John enlisted at Brock Barracks at the age of 14. He served in Egypt, India, and the Sudan was sent to France with the Regiment with the British Expeditionary Force in 1939 and died in action aged 26 on May 16, 1940. I was born a month later and named in his memory.
His final undated letter, from HQ 1st Royal Berkshires, British Expeditionary Force, suggests that he has been home on leave recently and seems to think he will be home again soon, when he hopes to visit his brother in person.
‘I hope if I do get time I’ll be over to see you. Of course, anything may happen between now and then, but still we are hoping for the best………… Well, I suppose its 'Au Revoir' and don’t let the war get you down. There’s plenty worse off than you out here. Au Revoir.
From your Brother
The Royal Berkshire Regiment had been in France since September 1939, and by May 1940 had taken up positions along the river Dyle. On 13th May they made their first contact with the German forces and for two days held their ground. Later they were given the order to withdraw and make their retreat to Dunkirk. Among those retreating soldiers was bandsman, John Charles Harvey. On 16th May whilst carrying a wounded soldier on a stretcher, he was killed by a hand-grenade. A witness reported to his family some years later that there was no time to do a proper burial but they dug a shallow grave in a hedgerow and placed him there in France on the way to Dunkirk. His body was never recovered. A search has found that his name does not appear on any local war memorials, though he is recorded on the Dunkirk Memorial which stands at the entrance to the Commonwealth War Graves section of Dunkirk Town cemetery. It commemorates more than 4.500 casualties of the British Expeditionary Force who died in the campaign of 1939 - 1940.

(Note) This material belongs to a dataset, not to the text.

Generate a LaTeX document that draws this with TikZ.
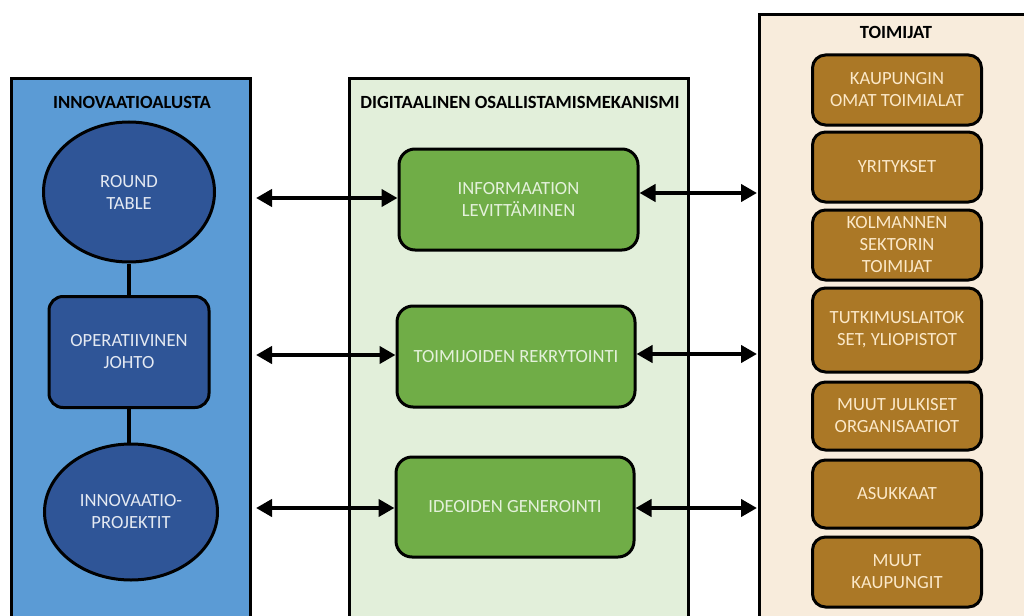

He was indeed killed during the retreat, we knew nothing about this until 20 years ago, someone from the regiment who was there when he got killed, found my dad Fred Harvey, John’s brother and came to see him, He told dad that, they had met the Germans and held on for several days, they were then forced to retreat. Charlie was killed by a hand grenade while carrying a wounded soldier on a stretcher, he was given a quick burial in a hedgerow in France on the way to Dunkirk
They had no time to do a proper burial, but dug a shallow grave in a hedgerow and placed him there, his body was never recovered, but he said he still knew the spot and would take my dad there, unfortunately dad was too upset and did not take up the offer.